I'm willing to admit my mistakes. I realise now that networking can be awesome.  In my defence, I was probably led astray by a running buddy, who was in the habit of handing her business card to everyone she met. Everyone. At the time, she was an academic in the field of entrepreneurship, and I was working in human motor control at a different university. She came to visit me after delivering a guest lecture, and before long my research group was taking cover as the business cards came flying at us on rapid fire.

But the real reason I hated networking events was because I didn't believe in what I was doing. It wasn't me. It wasn't real. Given the opportunity to network with energetic, exciting people who were passionate about what they did made me feel inadequate.  I would instead seek out others like me — those who hated their jobs, felt disconnected from their peers and organisation, or didn't see the point in what they were doing.

Last night, I went to an event with lots of "creative types" — mostly musicians. (It was the launch party for Clare Reynolds' new album, Colour my Heart.) I networked. I didn't meet many new people, but I listened with genuine interest to their stories and came away feeling like my life had been enriched. Every person I met was a new opportunity. And when they asked me, "So, what do you do?" I didn't shy away. I stated proudly that I'm unemployed and hoping to go back to uni next session to study writing.

So, what changed? A lot, actually. First, I left my job in mid-March. (I will leave it to the reader to interpret that as a resignation, termination or redundancy.) I hated my job. I hated the complete lack of direction that I was given. I even hated getting out of bed in the morning, because that meant I'd have to go to work. While most people may not enjoy being unemployed, I thought it was the best thing that could happen in my life at the time. I enjoyed my time off, hiking in Western Australia with my boyfriend, visiting friends and running races in the US. And, when I came back, I went to a lunchtime seminar at QUT.

I've worked with a lot of smart people. I know intelligence when I see it demonstrated. These speakers (Dr Lyn Bishop, Mike Boyd) were clever. But, more importantly, they were passionate. They knew who they were. They knew what they wanted from life — and they were determined to get it. And, in particular, Mike Boyd challenged me to seek the same. He addressed the whole audience, but somehow he spoke directly to me,  telling me that I know what I want to do and I just need to accept it and embrace it. So I took a note on my page: "Things I could do every day for the rest of my life — run, sing, write." 

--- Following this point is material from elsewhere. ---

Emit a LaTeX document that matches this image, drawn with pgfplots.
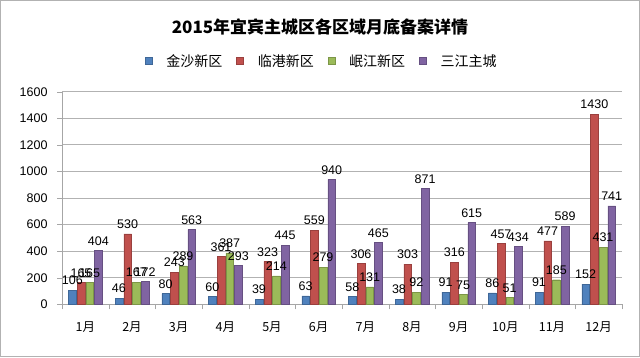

Out of necessity, I applied some reasoning. Running is a good way to keep fit. Singing is a good way to keep happy. I do neither of these things well enough to make money. But, maybe, just maybe, I could find a job where I get paid to write. It won't be the handsome salary I got as an investment firm manager, and it won't sound as glamorous as being a quantum physicist, but I know I will enjoy it. First, I will need to hone my skills through practising, getting feedback and learning more about the craft. Then, I will need to hunt for opportunities.

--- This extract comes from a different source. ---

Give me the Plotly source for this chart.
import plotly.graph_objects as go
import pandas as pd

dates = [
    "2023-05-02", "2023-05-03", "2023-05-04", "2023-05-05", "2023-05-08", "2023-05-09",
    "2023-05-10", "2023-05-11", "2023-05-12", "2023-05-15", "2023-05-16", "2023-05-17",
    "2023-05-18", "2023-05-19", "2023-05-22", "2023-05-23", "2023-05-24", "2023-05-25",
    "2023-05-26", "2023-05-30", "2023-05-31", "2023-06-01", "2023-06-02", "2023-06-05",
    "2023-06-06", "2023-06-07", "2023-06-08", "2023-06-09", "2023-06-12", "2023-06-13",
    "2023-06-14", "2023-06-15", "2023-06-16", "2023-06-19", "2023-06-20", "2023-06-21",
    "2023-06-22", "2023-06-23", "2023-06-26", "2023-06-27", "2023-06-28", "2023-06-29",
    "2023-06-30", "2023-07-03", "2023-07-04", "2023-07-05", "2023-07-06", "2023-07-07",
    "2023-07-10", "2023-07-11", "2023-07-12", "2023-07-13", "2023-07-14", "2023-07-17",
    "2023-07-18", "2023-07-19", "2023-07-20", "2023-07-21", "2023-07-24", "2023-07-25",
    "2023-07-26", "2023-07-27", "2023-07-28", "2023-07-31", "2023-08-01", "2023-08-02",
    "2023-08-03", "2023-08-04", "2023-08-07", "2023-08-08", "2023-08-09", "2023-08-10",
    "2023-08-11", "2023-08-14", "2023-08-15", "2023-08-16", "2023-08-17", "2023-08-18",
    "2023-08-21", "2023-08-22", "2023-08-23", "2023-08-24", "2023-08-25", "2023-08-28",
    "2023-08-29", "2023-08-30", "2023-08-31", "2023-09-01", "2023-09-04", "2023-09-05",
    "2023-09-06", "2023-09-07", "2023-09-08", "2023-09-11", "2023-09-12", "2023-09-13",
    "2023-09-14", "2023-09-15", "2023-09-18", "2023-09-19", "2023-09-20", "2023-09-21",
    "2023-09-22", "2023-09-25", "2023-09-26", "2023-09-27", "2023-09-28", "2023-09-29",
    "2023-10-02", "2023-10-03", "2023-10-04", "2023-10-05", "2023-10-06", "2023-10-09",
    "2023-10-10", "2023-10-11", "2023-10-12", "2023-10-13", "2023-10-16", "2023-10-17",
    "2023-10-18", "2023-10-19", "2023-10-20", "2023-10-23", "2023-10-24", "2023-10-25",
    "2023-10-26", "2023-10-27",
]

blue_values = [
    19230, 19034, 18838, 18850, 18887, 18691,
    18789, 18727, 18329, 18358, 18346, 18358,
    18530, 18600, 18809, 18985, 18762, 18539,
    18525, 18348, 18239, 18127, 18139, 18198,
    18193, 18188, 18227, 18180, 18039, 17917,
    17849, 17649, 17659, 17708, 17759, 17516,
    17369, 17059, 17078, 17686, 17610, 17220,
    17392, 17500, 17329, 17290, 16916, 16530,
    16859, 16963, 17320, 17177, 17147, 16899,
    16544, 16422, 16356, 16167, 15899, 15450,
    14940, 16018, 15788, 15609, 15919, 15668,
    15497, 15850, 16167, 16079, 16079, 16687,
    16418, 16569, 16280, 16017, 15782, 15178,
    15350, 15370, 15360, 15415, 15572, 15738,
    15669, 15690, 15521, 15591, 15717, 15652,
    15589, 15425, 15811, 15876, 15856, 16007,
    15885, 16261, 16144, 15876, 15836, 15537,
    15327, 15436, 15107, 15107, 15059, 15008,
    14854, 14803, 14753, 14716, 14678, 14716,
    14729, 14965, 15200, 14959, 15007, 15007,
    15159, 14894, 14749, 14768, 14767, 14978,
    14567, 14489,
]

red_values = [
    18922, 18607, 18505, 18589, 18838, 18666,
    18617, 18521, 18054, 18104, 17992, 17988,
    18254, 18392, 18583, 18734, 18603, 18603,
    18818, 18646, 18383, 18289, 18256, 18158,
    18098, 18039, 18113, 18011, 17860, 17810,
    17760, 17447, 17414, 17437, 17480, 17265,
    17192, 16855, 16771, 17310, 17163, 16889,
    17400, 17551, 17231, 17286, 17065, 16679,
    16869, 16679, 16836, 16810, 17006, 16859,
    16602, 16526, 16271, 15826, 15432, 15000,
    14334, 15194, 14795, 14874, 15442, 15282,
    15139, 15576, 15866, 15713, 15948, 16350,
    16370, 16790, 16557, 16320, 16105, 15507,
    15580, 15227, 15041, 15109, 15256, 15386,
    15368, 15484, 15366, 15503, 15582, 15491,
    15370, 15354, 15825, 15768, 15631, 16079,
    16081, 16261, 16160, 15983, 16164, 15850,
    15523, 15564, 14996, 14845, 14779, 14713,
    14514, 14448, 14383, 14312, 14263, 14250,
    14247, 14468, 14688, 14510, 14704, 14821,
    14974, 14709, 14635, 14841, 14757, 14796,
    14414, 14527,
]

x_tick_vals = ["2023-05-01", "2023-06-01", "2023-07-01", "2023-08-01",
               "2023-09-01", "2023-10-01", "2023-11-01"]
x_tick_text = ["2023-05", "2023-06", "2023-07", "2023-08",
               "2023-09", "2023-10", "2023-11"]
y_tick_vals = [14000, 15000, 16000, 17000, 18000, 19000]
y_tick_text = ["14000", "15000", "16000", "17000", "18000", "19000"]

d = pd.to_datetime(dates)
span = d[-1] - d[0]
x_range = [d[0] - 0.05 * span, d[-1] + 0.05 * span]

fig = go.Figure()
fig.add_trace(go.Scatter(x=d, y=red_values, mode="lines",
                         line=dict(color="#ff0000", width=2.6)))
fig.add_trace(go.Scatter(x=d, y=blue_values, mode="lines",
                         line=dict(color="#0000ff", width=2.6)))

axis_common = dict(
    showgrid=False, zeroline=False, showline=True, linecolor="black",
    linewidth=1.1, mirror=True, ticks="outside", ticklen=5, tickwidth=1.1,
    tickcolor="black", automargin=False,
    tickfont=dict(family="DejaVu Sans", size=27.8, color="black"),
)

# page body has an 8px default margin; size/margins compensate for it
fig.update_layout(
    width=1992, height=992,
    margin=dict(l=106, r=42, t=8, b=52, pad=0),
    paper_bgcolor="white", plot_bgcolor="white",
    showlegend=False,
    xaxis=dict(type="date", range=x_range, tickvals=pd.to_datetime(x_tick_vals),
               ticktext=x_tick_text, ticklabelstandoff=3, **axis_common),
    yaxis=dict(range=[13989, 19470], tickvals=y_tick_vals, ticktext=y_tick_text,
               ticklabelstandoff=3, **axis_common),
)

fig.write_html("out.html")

Ahhh — networking. Yes, of course. Now that I know what I want to do, I'm one of those passionate, energised people.  So, last night, when I told others what I hope to achieve, they believed me. They believed that I'll accomplish my end goal, even though I barely have a plan on how to get there.  They believed because I believe. I'm no longer a fake and a phoney. I can network, and I can enjoy it.

Tuesday, June 14, 2011

I'm starting over

I have decided to turn this blog into what it was always meant to be - a place to write. So, I deleted all the old stuff (yes, of course I downloaded it first) and I'm starting from scratch. Please give me a little while to get started.